While Lucille Ball seemed cheerful during her time on “I Love Lucy,” the star wasn’t always in such high spirits.
Fans remember Ball best for iconic roles on sitcoms such as “I Love Lucy,” from 1951 until 1957, and “The Lucy-Desi Comedy Hour,” which aired from 1957 until 1960.
However, the Hollywood icon wasn’t always in love with tinsel town. Near the end of her life, Ball went on the record, confessing that she was disappointed with the direction television was taking.
During an interview before her death, Lucille Ball opened up about her experience in the entertainment industry and how she had watched it ebb and flow throughout the years.
Lucille Ball Before ‘I Love Lucy’
After making a name for herself as one of Hollywood’s most influential people, she never shied away from criticizing the industry. The “queen of comedy” made herself known as a businesswoman in the 1930s and appeared in more than 50 films before she starred in the most successful comedy series on American television. However, it wasn’t an easy road for Ball.
“I literally starved,” Ball told the two students about her early years struggling to perform in New York City before Hollywood came calling. “I was young, very backward and awkward. Vaudeville was the only thing I knew so I tried to break in.

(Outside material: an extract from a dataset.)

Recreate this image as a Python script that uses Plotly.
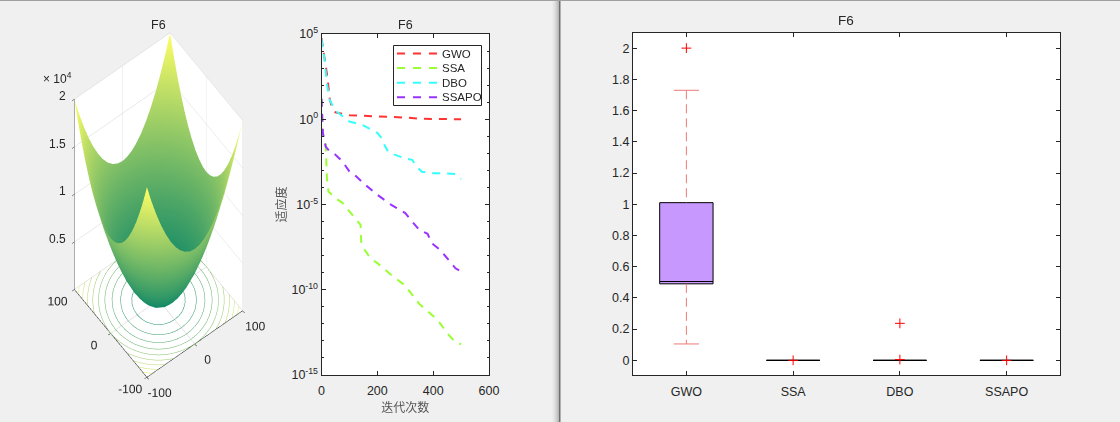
import plotly.graph_objects as go

BG = "#f0f0f0"
FONT = "Liberation Sans, Arial, sans-serif"
W, H = 1120, 422

# ---------- data ----------
surf_axis = [-100,-90,-80,-70,-60,-50,-40,-30,-20,-10,0,10,20,30,40,50,60,70,80,90,100]
surf_z = [
[20000,18100,16400,14900,13600,12500,11600,10900,10400,10100,10000,10100,10400,10900,11600,12500,13600,14900,16400,18100,20000],
[18100,16200,14500,13000,11700,10600,9700,9000,8500,8200,8100,8200,8500,9000,9700,10600,11700,13000,14500,16200,18100],
[16400,14500,12800,11300,10000,8900,8000,7300,6800,6500,6400,6500,6800,7300,8000,8900,10000,11300,12800,14500,16400],
[14900,13000,11300,9800,8500,7400,6500,5800,5300,5000,4900,5000,5300,5800,6500,7400,8500,9800,11300,13000,14900],
[13600,11700,10000,8500,7200,6100,5200,4500,4000,3700,3600,3700,4000,4500,5200,6100,7200,8500,10000,11700,13600],
[12500,10600,8900,7400,6100,5000,4100,3400,2900,2600,2500,2600,2900,3400,4100,5000,6100,7400,8900,10600,12500],
[11600,9700,8000,6500,5200,4100,3200,2500,2000,1700,1600,1700,2000,2500,3200,4100,5200,6500,8000,9700,11600],
[10900,9000,7300,5800,4500,3400,2500,1800,1300,1000,900,1000,1300,1800,2500,3400,4500,5800,7300,9000,10900],
[10400,8500,6800,5300,4000,2900,2000,1300,800,500,400,500,800,1300,2000,2900,4000,5300,6800,8500,10400],
[10100,8200,6500,5000,3700,2600,1700,1000,500,200,100,200,500,1000,1700,2600,3700,5000,6500,8200,10100],
[10000,8100,6400,4900,3600,2500,1600,900,400,100,0,100,400,900,1600,2500,3600,4900,6400,8100,10000],
[10100,8200,6500,5000,3700,2600,1700,1000,500,200,100,200,500,1000,1700,2600,3700,5000,6500,8200,10100],
[10400,8500,6800,5300,4000,2900,2000,1300,800,500,400,500,800,1300,2000,2900,4000,5300,6800,8500,10400],
[10900,9000,7300,5800,4500,3400,2500,1800,1300,1000,900,1000,1300,1800,2500,3400,4500,5800,7300,9000,10900],
[11600,9700,8000,6500,5200,4100,3200,2500,2000,1700,1600,1700,2000,2500,3200,4100,5200,6500,8000,9700,11600],
[12500,10600,8900,7400,6100,5000,4100,3400,2900,2600,2500,2600,2900,3400,4100,5000,6100,7400,8900,10600,12500],
[13600,11700,10000,8500,7200,6100,5200,4500,4000,3700,3600,3700,4000,4500,5200,6100,7200,8500,10000,11700,13600],
[14900,13000,11300,9800,8500,7400,6500,5800,5300,5000,4900,5000,5300,5800,6500,7400,8500,9800,11300,13000,14900],
[16400,14500,12800,11300,10000,8900,8000,7300,6800,6500,6400,6500,6800,7300,8000,8900,10000,11300,12800,14500,16400],
[18100,16200,14500,13000,11700,10600,9700,9000,8500,8200,8100,8200,8500,9000,9700,10600,11700,13000,14500,16200,18100],
[20000,18100,16400,14900,13600,12500,11600,10900,10400,10100,10000,10100,10400,10900,11600,12500,13600,14900,16400,18100,20000],
]
summer = [[0, "#008066"], [0.5, "#80bf66"], [1, "#ffff66"]]
contour_levels = [2000, 4000, 6000, 8000, 10000, 12000, 14000, 16000, 18000]
contour_colors = ["#1a8d66", "#339966", "#4da666", "#66b366", "#80bf66", "#99cc66", "#b3d966", "#cce666", "#e6f266"]

gwo_x = [0,10,20,30,35,50,100,150,200,250,300,350,400,450,500]
gwo_log = [4.76,3.8,2.6,1.15,0.85,0.4,0.24,0.2,0.17,0.15,0.1,0.03,0.01,0.01,0.0]
ssa_x = [0,5,15,20,25,50,75,100,125,140,142,150,175,200,250,300,325,350,400,425,450,480,500]
ssa_log = [1.2,-0.9,-1.5,-3.65,-4.24,-4.63,-4.9,-5.4,-5.94,-6.2,-7.17,-7.54,-8.15,-8.44,-9.13,-9.76,-10.3,-10.83,-11.54,-11.97,-12.55,-13.08,-13.2]
dbo_x = [0,10,20,30,50,100,150,200,215,225,240,300,325,340,360,400,450,480,500]
dbo_log = [4.7,3.6,2.0,1.1,0.5,-0.13,-0.36,-0.8,-1.1,-1.5,-1.95,-2.3,-2.38,-2.77,-3.08,-3.16,-3.18,-3.22,-3.5]
ssapo_x = [0,5,15,30,50,75,100,125,150,200,250,300,325,350,380,395,425,450,480,500]
ssapo_log = [1.2,-0.81,-1.6,-1.9,-2.08,-2.48,-3.06,-3.36,-3.75,-4.43,-5.02,-5.5,-6.0,-6.49,-6.72,-7.27,-7.66,-8.15,-8.74,-8.93]

methods = ["GWO", "SSA", "DBO", "SSAPO"]
curve_colors = ["#ff3333", "#99ff33", "#33ffff", "#9933ff"]
q1 = [0.49, 0.0, 0.0, 0.0]
median = [0.505, 0.0, 0.0, 0.0]
q3 = [1.01, 0.0, 0.0, 0.0]
whisker_low = [0.105]
whisker_high = [1.73]
outlier_x = ["GWO", "SSA", "DBO", "DBO", "SSAPO"]
outlier_y = [2.0, 0.0, 0.237, 0.005, 0.0]
log_tickvals = [1e5, 1e0, 1e-5, 1e-10, 1e-15]
log_ticktext = ["10<sup>5</sup>", "10<sup>0</sup>", "10<sup>-5</sup>", "10<sup>-10</sup>", "10<sup>-15</sup>"]
z_tickvals = [5000, 10000, 15000, 20000]
z_ticktext = ["0.5", "1", "1.5", "2"]
xy_tickvals = [-100, 0, 100]
xy_ticktext = ["-100", "0", "100"]

# ---------- figure ----------
fig = go.Figure()

fig.add_trace(go.Surface(
    x=surf_axis, y=surf_axis, z=surf_z, colorscale=summer, cmin=0, cmax=20000,
    showscale=False, scene="scene",
    lighting=dict(ambient=1, diffuse=0, specular=0, roughness=1, fresnel=0),
    contours=dict(x=dict(highlight=False), y=dict(highlight=False), z=dict(highlight=False)),
))
# floor rings: the same field squashed onto the bottom of the box, one trace per level
SQUASH = 0.002
for level, col in zip(contour_levels, contour_colors):
    fig.add_trace(go.Surface(
        x=surf_axis, y=surf_axis, z=[[v * SQUASH for v in row] for row in surf_z],
        hidesurface=True, showscale=False, colorscale=summer, scene="scene",
        contours=dict(
            x=dict(highlight=False), y=dict(highlight=False),
            z=dict(show=True, start=level * SQUASH, end=level * SQUASH + 0.5, size=1,
                   color=col, width=2, highlight=False),
        ),
    ))

LINE_STYLE = "8px,7px"
for name, xs, logs, col in zip(methods, [gwo_x, ssa_x, dbo_x, ssapo_x],
                               [gwo_log, ssa_log, dbo_log, ssapo_log], curve_colors):
    fig.add_trace(go.Scatter(
        x=xs, y=[10 ** v for v in logs], mode="lines", name=name, showlegend=False,
        line=dict(color=col, width=2, dash=LINE_STYLE), xaxis="x", yaxis="y",
    ))

fig.add_trace(go.Box(
    x=methods, q1=q1, median=median, q3=q3, lowerfence=q1, upperfence=q3,
    width=0.5, whiskerwidth=0, fillcolor="#c799ff", boxpoints=False,
    line=dict(color="#000000", width=1), xaxis="x2", yaxis="y2", showlegend=False,
))
WH = "#f07878"
for lo, hi in [(whisker_high[0], q3[0]), (q1[0], whisker_low[0])]:
    fig.add_trace(go.Scatter(
        x=[methods[0], methods[0]], y=[lo, hi], mode="lines", showlegend=False,
        line=dict(color=WH, width=1, dash="9px,5px"), xaxis="x2", yaxis="y2",
    ))
fig.add_trace(go.Scatter(
    x=[methods[0], methods[0]], y=[whisker_low[0], whisker_high[0]], mode="markers",
    showlegend=False, xaxis="x2", yaxis="y2",
    marker=dict(symbol="line-ew", size=18, line=dict(color=WH, width=1)),
))
fig.add_trace(go.Scatter(
    x=outlier_x, y=outlier_y, mode="markers", showlegend=False, xaxis="x2", yaxis="y2",
    marker=dict(symbol="cross-thin", size=7, line=dict(color="#ff0000", width=1)),
))

axis3d = dict(
    showbackground=True, backgroundcolor="#ffffff", gridcolor="#d4d4d4", gridwidth=1,
    showline=True, linecolor="#262626", linewidth=1, zeroline=False, showspikes=False,
    ticks="outside", ticklen=3, tickcolor="#262626", tickangle=0,
    tickfont=dict(family=FONT, size=12, color="#262626"), title=dict(text=""),
)
DX = lambda a, b: [a / W, b / W]
DY = lambda top, bot: [1 - bot / H, 1 - top / H]
frame = dict(showline=True, linecolor="#262626", linewidth=1, mirror="ticks", ticks="inside",
             tickcolor="#262626", ticklen=4, zeroline=False, showgrid=False, automargin=False,
             tickfont=dict(family=FONT, size=12.5, color="#262626"))

shapes = []
for i, c in enumerate(["#ececec", "#e7e7e7", "#e1e1e1", "#d9d9d9", "#cfcfcf", "#c4c4c4", "#b8b8b8"]):
    shapes.append(dict(type="rect", xref="paper", yref="paper", x0=(552 + i) / W, x1=(553 + i) / W,
                       y0=0, y1=1, fillcolor=c, line=dict(width=0), layer="below"))
shapes.append(dict(type="rect", xref="paper", yref="paper", x0=559 / W, x1=560.5 / W, y0=0, y1=1,
                   fillcolor="#6e6e6e", line=dict(width=0), layer="below"))
shapes.append(dict(type="rect", xref="paper", yref="paper", x0=0, x1=1, y0=1 - 1 / H, y1=1,
                   fillcolor="#a0a0a0", line=dict(width=0), layer="below"))
shapes.append(dict(type="rect", xref="paper", yref="paper", x0=393.5 / W, x1=481.5 / W,
                   y0=1 - 105.5 / H, y1=1 - 45.5 / H, fillcolor="#ffffff",
                   line=dict(color="#262626", width=1), layer="above"))


def label(text, x, y, size, anchor="center"):
    return dict(text=text, x=x / W, y=1 - y / H, xref="paper", yref="paper", showarrow=False,
                xanchor=anchor, yanchor="middle", font=dict(family=FONT, size=size, color="#262626"))


annotations = [
    label("F6", 158, 25, 12.5),
    label("F6", 405, 25, 12.5),
    label("F6", 846, 20, 13.5),
    label("× 10<sup>4</sup>", 57, 78, 12),
]
for i, (name, col) in enumerate(zip(methods, curve_colors)):
    yy = 53.5 + 14.6 * i
    shapes.append(dict(type="line", xref="paper", yref="paper", x0=397 / W, x1=437 / W,
                       y0=1 - yy / H, y1=1 - yy / H, line=dict(color=col, width=2, dash="8px,8px"),
                       layer="above"))
    annotations.append(label(name, 440, yy, 11.5, "left"))

z_labels = [dict(x=-100, y=100, z=v, text=t, showarrow=False, xanchor="right", yanchor="middle",
                 xshift=-6, yshift=3, font=dict(family=FONT, size=12, color="#262626"))
            for v, t in zip(z_tickvals, z_ticktext)]

fig.update_layout(
    width=W, height=H, margin=dict(l=0, r=0, t=0, b=0, autoexpand=False),
    paper_bgcolor=BG, plot_bgcolor="#ffffff", font=dict(family=FONT, color="#262626"),
    showlegend=False,
    scene=dict(
        domain=dict(x=DX(0, 317), y=DY(0, 410)),
        aspectmode="manual", aspectratio=dict(x=0.586, y=0.586, z=2.326),
        camera=dict(eye=dict(x=-1.19, y=-1.57, z=4.53), up=dict(x=0, y=0, z=1),
                    center=dict(x=0, y=0, z=0), projection=dict(type="orthographic")),
        xaxis=dict(axis3d, range=[-100, 100], tickvals=xy_tickvals, ticktext=xy_ticktext),
        yaxis=dict(axis3d, range=[-100, 100], tickvals=xy_tickvals, ticktext=xy_ticktext),
        zaxis=dict(axis3d, range=[0, 20000], tickvals=z_tickvals, showticklabels=False),
        annotations=z_labels,
    ),
    xaxis=dict(frame, anchor="y", domain=DX(321.5, 489), range=[0, 600], tickvals=[0, 200, 400, 600],
               ticklabelstandoff=4,
               title=dict(text="迭代次数", standoff=6,
                          font=dict(family="Noto Sans CJK SC", size=12, color="#555555"))),
    yaxis=dict(frame, anchor="x", domain=DY(34, 375), type="log", range=[-15, 5],
               tickvals=log_tickvals, ticktext=log_ticktext,
               minor=dict(dtick=1, ticks="inside", ticklen=2, tickcolor="#262626"),
               title=dict(text="适应度", standoff=2,
                          font=dict(family="Noto Sans CJK SC", size=12, color="#555555"))),
    xaxis2=dict(frame, anchor="y2", domain=DX(633, 1060), range=[-0.5, 3.5], type="category",
                categoryorder="array", categoryarray=methods, ticklabelstandoff=5),
    yaxis2=dict(frame, anchor="x2", domain=DY(33, 375), range=[-0.094, 2.097],
                tickvals=[0, 0.2, 0.4, 0.6, 0.8, 1, 1.2, 1.4, 1.6, 1.8, 2],
                ticktext=["0", "0.2", "0.4", "0.6", "0.8", "1", "1.2", "1.4", "1.6", "1.8", "2"]),
    annotations=annotations,
    shapes=shapes,
)

fig.write_html("out.html", config=dict(displayModeBar=False),
               post_script="document.body.style.margin='0';")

Unfortunately for me, Vaudeville was already dead and gone. The lack of food and work forced me into modeling. I finally became a showgirl, and my first job in Hollywood was as a showgirl. I came out here to Los Angeles only expecting to stay for six weeks. I’ve never left.”
Even though she endured challenges, it would pay off for Ball. Forty-four million people tuned in regularly during its tenure on CBS. In addition, “I Love Lucy” aired in syndication in more than 80 countries.
Furthermore, when Ball wasn’t on the set, she worked at Desilu Productions, famously described as one of Hollywood’s biggest and most successful television companies. In 1968, she took it a step further and branched out to form her own company: Lucille Ball Productions.
Yet even in her old age, she stayed humble. During the interview, she attributes the show’s success to the writers who crafted the stories.